17. The system according to claim 15, further including: a prompt
module configured to perform at least one of: based on the current
operation mode, prompting the user whether the operations have
entered or left the offline mode; based on the current offline data
synchronization, prompting the user whether the offline data is
being synchronized or the offline data is not synchronized;
prompting the user that the data submission is successful; and
prompting the user that synchronization is completed.

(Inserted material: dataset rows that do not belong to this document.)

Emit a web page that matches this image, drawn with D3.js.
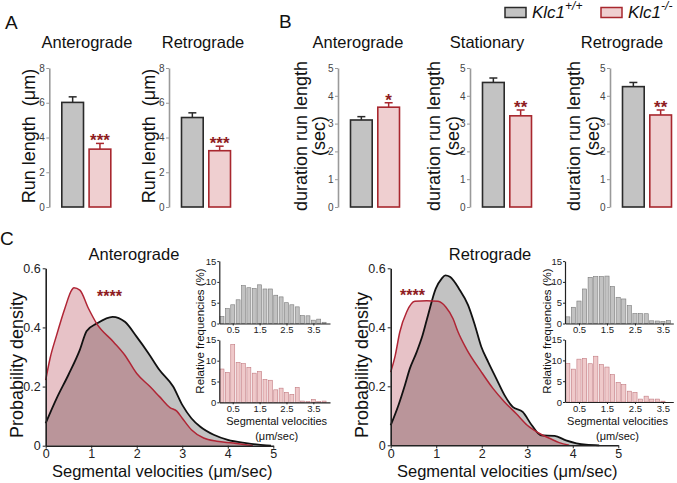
<!DOCTYPE html>
<html><head><meta charset="utf-8">
<script src="https://cdn.jsdelivr.net/npm/d3@7"></script>
<style>
body{margin:0;background:#fff}
svg{display:block}
text{font-family:"Liberation Sans",Arial,Helvetica,sans-serif}
</style>
</head><body>
<svg id="chart" width="677" height="483"></svg>
<script>
// ---------------- DATA ----------------
const groups = ["Klc1+/+", "Klc1-/-"];
// Panel A: run length (µm), mean and SEM
const runLengthAntero = [6.02, 3.33];
const runLengthAnteroErr = [0.32, 0.33];
const runLengthRetro = [5.15, 3.24];
const runLengthRetroErr = [0.27, 0.26];
const runLengthTicks = [0, 2, 4, 6, 8];
// Panel B: duration run length (sec)
const durAntero = [3.13, 3.59];
const durAnteroErr = [0.12, 0.16];
const durStationary = [4.48, 3.28];
const durStationaryErr = [0.16, 0.21];
const durRetro = [4.33, 3.31];
const durRetroErr = [0.15, 0.18];
const durTicks = [0, 1, 2, 3, 4, 5];
// Panel C: probability density curves [velocity, density]
const densAnteroWT = [[0,0.076],[0.24,0.16],[0.5,0.24],[0.75,0.324],[0.9,0.388],[1.12,0.413],[1.47,0.436],[1.74,0.419],[2.0,0.368],[2.26,0.312],[2.5,0.256],[2.8,0.2],[3.0,0.138],[3.2,0.093],[3.39,0.065],[3.69,0.037],[4.0,0.02],[4.4,0.009],[4.85,0.001],[4.95,0]];
const densAnteroKO = [[0,0.222],[0.095,0.295],[0.24,0.374],[0.42,0.464],[0.57,0.526],[0.62,0.534],[0.75,0.526],[0.94,0.464],[1.12,0.413],[1.49,0.351],[1.74,0.306],[2.0,0.244],[2.29,0.2],[2.5,0.166],[2.73,0.129],[2.88,0.117],[3.0,0.093],[3.2,0.054],[3.47,0.026],[3.76,0.015],[4.12,0.009],[4.4,0.003],[4.55,0]];
const densRetroWT = [[0,0.068],[0.17,0.136],[0.31,0.203],[0.42,0.26],[0.57,0.316],[0.7,0.373],[0.82,0.441],[0.99,0.531],[1.12,0.565],[1.2,0.576],[1.3,0.571],[1.5,0.531],[1.7,0.475],[1.85,0.407],[1.99,0.334],[2.14,0.283],[2.32,0.226],[2.5,0.17],[2.68,0.13],[2.9,0.113],[3.1,0.068],[3.3,0.034],[3.6,0.032],[3.85,0.017],[4.29,0.002],[4.58,0]];
const densRetroKO = [[0,0.248],[0.1,0.305],[0.2,0.384],[0.35,0.452],[0.53,0.488],[0.79,0.49],[1.04,0.488],[1.21,0.469],[1.37,0.429],[1.48,0.384],[1.66,0.328],[1.99,0.249],[2.25,0.192],[2.5,0.147],[2.76,0.107],[3.0,0.068],[3.27,0.04],[3.5,0.023],[3.7,0.009],[3.92,0]];
const densXTicks = [0, 1, 2, 3, 4, 5];
const densYTicks = [0, 0.2, 0.4, 0.6];
// Insets: relative frequencies (%) in 0.2 µm/sec bins
const binWidth = 0.2;
const histAnteroWT = [1.7,3.6,4.5,5.7,9.1,8.6,8.4,9.3,8.3,8.3,6.8,6.4,5.0,4.5,4.0,1.9,1.85,0.8,1.05,0.3];
const histAnteroKO = [8.0,7.2,13.9,9.6,9.3,8.4,7.0,7.4,5.5,5.3,3.0,3.4,2.4,1.9,3.6,0.3,0.15,0.7,0.15,0.3];
const histRetroWT = [1.6,3.9,5.4,8.3,11.1,11.3,11.3,11.4,8.9,6.3,5.9,4.3,2.4,2.4,2.35,0.65,0.6,0.5,0.7];
const histRetroKO = [9.3,7.9,10.3,10.5,9.2,11.0,9.0,8.4,6.6,4.7,4.2,2.6,2.3,0.7,1.4,0.7,0.7,0.2];
const histXTicks = [0.5, 1.5, 2.5, 3.5];
const histYTicks = [0, 5, 10, 15];

// ---------------- STYLE ----------------
const GRAY_FILL = "#c3c3c3", GRAY_STROKE = "#2a2a2a";
const PINK_FILL = "#efcfd0", PINK_STROKE = "#a8272e";
const STAR = "#8e1c22";
const svg = d3.select("#chart");

// panel letters
[["A",5,29],["B",279,28],["C",0,245]].forEach(([t,x,y]) =>
  svg.append("text").attr("x",x).attr("y",y).attr("font-size",19).attr("fill","#111").text(t));

// legend
const leg = svg.append("g");
[[505, GRAY_FILL, GRAY_STROKE, "+/+"], [601, PINK_FILL, PINK_STROKE, "-/-"]].forEach(([x, f, s, sup]) => {
  leg.append("rect").attr("x", x).attr("y", 7.5).attr("width", 21).attr("height", 10)
    .attr("fill", f).attr("stroke", s).attr("stroke-width", 1.5);
  const t = leg.append("text").attr("x", x + 27).attr("y", 18).attr("font-size", 17)
    .attr("font-style", "italic").attr("fill", "#111").text("Klc1");
  t.append("tspan").attr("dy", -8).attr("font-size", 12).text(sup);
});

// ---------------- BAR CHARTS ----------------
function barChart(o) {
  const g = svg.append("g");
  const y = d3.scaleLinear().domain([0, o.yMax]).range([207, 68]);
  const x = d3.scaleBand().domain(groups).range([o.axisX + 12.5, o.axisX + 61.5])
    .paddingInner(0.205).paddingOuter(0);
  const ax = g.append("g").attr("transform", `translate(${o.axisX},0)`)
    .call(d3.axisLeft(y).tickValues(o.ticks).tickFormat(d3.format("d")).tickSize(3).tickSizeOuter(0).tickPadding(1.5));
  ax.select(".domain").attr("stroke", "#9a9a9a").attr("stroke-width", 1.6);
  ax.selectAll(".tick line").attr("stroke", "#9a9a9a");
  ax.selectAll(".tick text").attr("font-size", 10).attr("fill", "#444")
    .attr("font-family", "Liberation Sans, Arial, sans-serif");
  groups.forEach((k, i) => {
    const fill = i ? PINK_FILL : GRAY_FILL, stroke = i ? PINK_STROKE : GRAY_STROKE;
    const xc = x(k) + x.bandwidth() / 2;
    const top = y(o.vals[i]), et = y(o.vals[i] + o.errs[i]);
    g.append("line").attr("x1", xc).attr("x2", xc).attr("y1", top).attr("y2", et)
      .attr("stroke", stroke).attr("stroke-width", 1.5);
    g.append("line").attr("x1", xc - 4).attr("x2", xc + 4).attr("y1", et).attr("y2", et)
      .attr("stroke", stroke).attr("stroke-width", 1.5);
    g.append("rect").attr("x", x(k)).attr("y", top).attr("width", x.bandwidth())
      .attr("height", y(0) - top).attr("fill", fill).attr("stroke", stroke).attr("stroke-width", 1.6);
    if (i === 1 && o.stars) {
      g.append("text").attr("x", xc).attr("y", et + 3).attr("text-anchor", "middle")
        .attr("font-size", 17).attr("font-weight", "bold").attr("fill", STAR).text(o.stars);
    }
  });
  g.append("text").attr("x", o.titleX).attr("y", 48).attr("text-anchor", "middle")
    .attr("font-size", 16.5).attr("fill", "#111").text(o.title);
  o.ylab.forEach((line, j) => {
    g.append("text").attr("transform", `translate(${o.axisX - o.ylabOff[j]},136) rotate(-90)`)
      .attr("text-anchor", "middle").attr("font-size", 18).attr("fill", "#111").text(line);
  });
}

barChart({axisX: 49.3, yMax: 8, ticks: runLengthTicks, vals: runLengthAntero, errs: runLengthAnteroErr,
  stars: "***", title: "Anterograde", titleX: 87, ylab: ["Run length\u00a0 (\u03bcm)"], ylabOff: [14]});
barChart({axisX: 169, yMax: 8, ticks: runLengthTicks, vals: runLengthRetro, errs: runLengthRetroErr,
  stars: "***", title: "Retrograde", titleX: 203, ylab: ["Run length\u00a0 (\u03bcm)"], ylabOff: [14]});
barChart({axisX: 338, yMax: 5, ticks: durTicks, vals: durAntero, errs: durAnteroErr,
  stars: "*", title: "Anterograde", titleX: 358, ylab: ["duration run length", "(sec)"], ylabOff: [31, 13]});
barChart({axisX: 470, yMax: 5, ticks: durTicks, vals: durStationary, errs: durStationaryErr,
  stars: "**", title: "Stationary", titleX: 487, ylab: ["duration run length", "(sec)"], ylabOff: [30, 11.5]});
barChart({axisX: 610, yMax: 5, ticks: durTicks, vals: durRetro, errs: durRetroErr,
  stars: "**", title: "Retrograde", titleX: 622, ylab: ["duration run length", "(sec)"], ylabOff: [30, 11.5]});

// ---------------- DENSITY PLOTS ----------------
function densityPlot(o) {
  const g = svg.append("g");
  const x = d3.scaleLinear().domain([0, 5]).range([o.x0, o.x0 + 227.6]);
  const y = d3.scaleLinear().domain([0, 0.6]).range([o.y0, 268.3]);
  const area = d3.area().x(d => x(d[0])).y0(y(0)).y1(d => y(d[1])).curve(d3.curveMonotoneX);
  const line = d3.line().x(d => x(d[0])).y(d => y(d[1])).curve(d3.curveMonotoneX);
  g.append("path").datum(o.wt).attr("d", area).attr("fill", "#c2c2c2");
  g.append("path").datum(o.ko).attr("d", area).attr("fill", "#a81e30").attr("fill-opacity", 0.27);
  g.append("path").datum(o.wt).attr("d", line).attr("fill", "none").attr("stroke", "#111").attr("stroke-width", 1.8);
  g.append("path").datum(o.ko).attr("d", line).attr("fill", "none").attr("stroke", "#b02535").attr("stroke-width", 1.5);
  const ax = g.append("g").attr("transform", `translate(0,${o.y0})`)
    .call(d3.axisBottom(x).tickValues(densXTicks).tickFormat(d3.format("d")).tickSize(3).tickSizeOuter(0).tickPadding(0.5));
  const ay = g.append("g").attr("transform", `translate(${o.x0},0)`)
    .call(d3.axisLeft(y).tickValues(densYTicks).tickFormat(d => d === 0 ? "0" : d3.format(".1f")(d)).tickSize(3).tickSizeOuter(0).tickPadding(2));
  [ax, ay].forEach(a => {
    a.select(".domain").attr("stroke", "#222").attr("stroke-width", 1.6);
    a.selectAll(".tick line").attr("stroke", "#222");
    a.selectAll(".tick text").attr("font-size", 12.5).attr("fill", "#222")
      .attr("font-family", "Liberation Sans, Arial, sans-serif");
  });
  g.append("text").attr("x", o.titleX).attr("y", 260).attr("text-anchor", "middle")
    .attr("font-size", 16.5).attr("fill", "#111").text(o.title);
  g.append("text").attr("x", x(2.56)).attr("y", 476.5).attr("text-anchor", "middle")
    .attr("font-size", 16.5).attr("fill", "#111").text("Segmental velocities (\u03bcm/sec)");
  g.append("text").attr("transform", `translate(${o.x0 - 23},365) rotate(-90)`)
    .attr("text-anchor", "middle").attr("font-size", 18).attr("fill", "#111").text("Probability density");
  g.append("text").attr("x", x(o.starPos[0])).attr("y", y(o.starPos[1])).attr("text-anchor", "middle")
    .attr("font-size", 16).attr("font-weight", "bold").attr("fill", STAR).text("****");
}

densityPlot({x0: 45.7, y0: 445.7, wt: densAnteroWT, ko: densAnteroKO, title: "Anterograde", titleX: 134, starPos: [1.4, 0.486]});
densityPlot({x0: 390.7, y0: 445.3, wt: densRetroWT, ko: densRetroKO, title: "Retrograde", titleX: 490, starPos: [0.48, 0.488]});

// ---------------- INSET HISTOGRAMS ----------------
function inset(o) {
  const g = svg.append("g");
  const x = d3.scaleLinear().domain([0, o.xMax]).range([o.x0, o.x1]);
  const y = d3.scaleLinear().domain([0, 15]).range([o.yb, o.yb - 62.4]);
  g.selectAll("rect").data(o.vals).join("rect")
    .attr("x", (d, i) => x(i * binWidth) + 0.7)
    .attr("width", (d, i) => x((i + 1) * binWidth) - x(i * binWidth) - 1.4)
    .attr("y", d => y(d)).attr("height", d => y(0) - y(d))
    .attr("fill", o.fill).attr("stroke", o.stroke).attr("stroke-width", 0.6);
  const ax = g.append("g").attr("transform", `translate(0,${o.yb})`)
    .call(d3.axisBottom(x).tickValues(histXTicks).tickFormat(d3.format(".1f")).tickSize(2).tickSizeOuter(0).tickPadding(1));
  const ay = g.append("g").attr("transform", `translate(${o.x0},0)`)
    .call(d3.axisLeft(y).tickValues(histYTicks).tickSize(2).tickSizeOuter(0).tickPadding(1));
  [ax, ay].forEach(a => {
    a.select(".domain").attr("stroke", "#222").attr("stroke-width", 1.2);
    a.selectAll(".tick line").attr("stroke", "#222");
    a.selectAll(".tick text").attr("font-size", 9.5).attr("fill", "#222")
      .attr("font-family", "Liberation Sans, Arial, sans-serif");
  });
}
function insetLabels(x0, x1, ylabX) {
  const cx = (x0 + x1) / 2 + 2;
  svg.append("text").attr("x", cx).attr("y", 425).attr("text-anchor", "middle")
    .attr("font-size", 11).attr("fill", "#111").text("Segmental velocities");
  svg.append("text").attr("x", cx).attr("y", 440).attr("text-anchor", "middle")
    .attr("font-size", 11).attr("fill", "#111").text("(\u03bcm/sec)");
  svg.append("text").attr("transform", `translate(${ylabX},331) rotate(-90)`)
    .attr("text-anchor", "middle").attr("font-size", 11.5).attr("fill", "#111").text("Relative frequencies (%)");
}

inset({x0: 219.3, x1: 330, xMax: 4.12, yb: 323.5, vals: histAnteroWT, fill: "#c2c2c2", stroke: "#7a7a7a"});
inset({x0: 219.3, x1: 330, xMax: 4.12, yb: 402.3, vals: histAnteroKO, fill: "#efc9ca", stroke: "#c27a80"});
insetLabels(219.3, 330, 204);
inset({x0: 565, x1: 673.3, xMax: 3.87, yb: 323.5, vals: histRetroWT, fill: "#c2c2c2", stroke: "#7a7a7a"});
inset({x0: 565, x1: 673.3, xMax: 3.87, yb: 402, vals: histRetroKO, fill: "#efc9ca", stroke: "#c27a80"});
insetLabels(565, 666, 551);
</script>
</body></html>
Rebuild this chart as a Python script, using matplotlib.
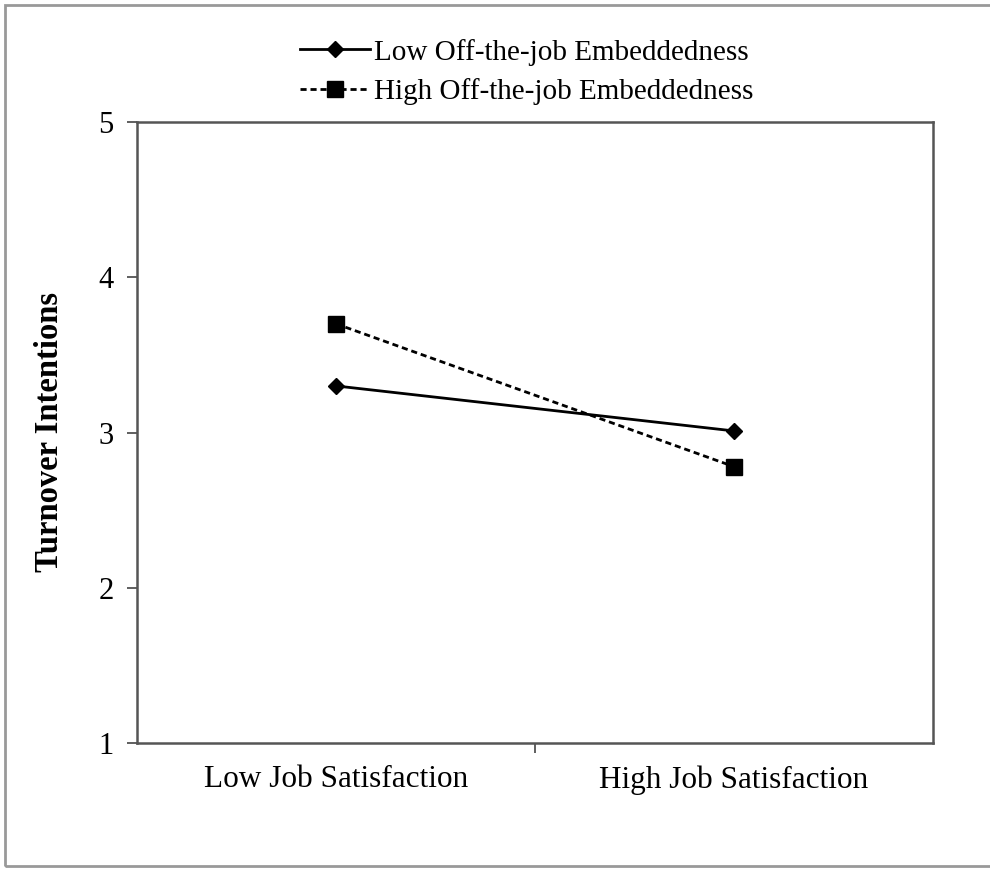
import matplotlib
matplotlib.use("Agg")
import matplotlib.pyplot as plt
from matplotlib.patches import Rectangle

categories = ["Low Job Satisfaction", "High Job Satisfaction"]
low_embed = [3.30, 3.01]
high_embed = [3.70, 2.78]
series_labels = ["Low Off-the-job Embeddedness", "High Off-the-job Embeddedness"]
y_ticks = [1, 2, 3, 4, 5]

plt.rcParams['font.family'] = ['Liberation Serif', 'DejaVu Serif']

fig = plt.figure(figsize=(9.90, 8.69), dpi=100)
ax = fig.add_axes([137/990, 1-743/869, (933-137)/990, (743-122)/869])

xpos = [0.5, 1.5]
ax.plot(xpos, low_embed, color='black', linestyle='-', linewidth=2,
        marker='D', markersize=8, label=series_labels[0])
ax.plot(xpos, high_embed, color='black', linestyle=(0, (2.2, 1.4)), linewidth=2,
        marker='s', markersize=11, label=series_labels[1])

ax.set_xlim(0, 2)
ax.set_ylim(1, 5)
ax.set_yticks(y_ticks)
ax.set_xticks([1])
ax.set_xticklabels([])
ax.set_xticks(xpos, minor=True)
ax.set_xticklabels(categories, minor=True)
ax.tick_params(axis='x', which='minor', length=0, pad=16, labelsize=22.5)
ax.tick_params(axis='x', which='major', length=7, width=1.2, color='#444444')
ax.tick_params(axis='y', length=7, width=1.2, color='#444444', labelsize=22, pad=10)

for s in ax.spines.values():
    s.set_color('#555555')
    s.set_linewidth(1.8)

ax.set_ylabel("Turnover Intentions", fontsize=23.5, fontweight='bold', labelpad=24)

leg = fig.legend(loc='upper center', bbox_to_anchor=(527/990, 1-27/869), frameon=False,
                 fontsize=21, handlelength=2.4, handletextpad=0.15, labelspacing=0.42,
                 borderaxespad=0)

fig.patches.append(Rectangle((5/990, 3/869), 1.2, 1-8/869, transform=fig.transFigure,
                             fill=False, edgecolor='#999999', linewidth=2))

fig.savefig("out.png", dpi=100)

18. The system according to claim 11, wherein the instruction
processing module is further configured to: determine whether the
user instruction is a refreshing instruction or a switching
instruction; when it is determined that the user instruction is a
refreshing instruction or a switching instruction, read the offline
data; and fill the offline data into a display page.
19. The system according to claim 11, wherein the instruction
processing module is further configured to: determine whether the
user instruction is an exit instruction; when it is determined that
the user instruction is an exit instruction, store the cached
offline data to a memory card; and exit a current application.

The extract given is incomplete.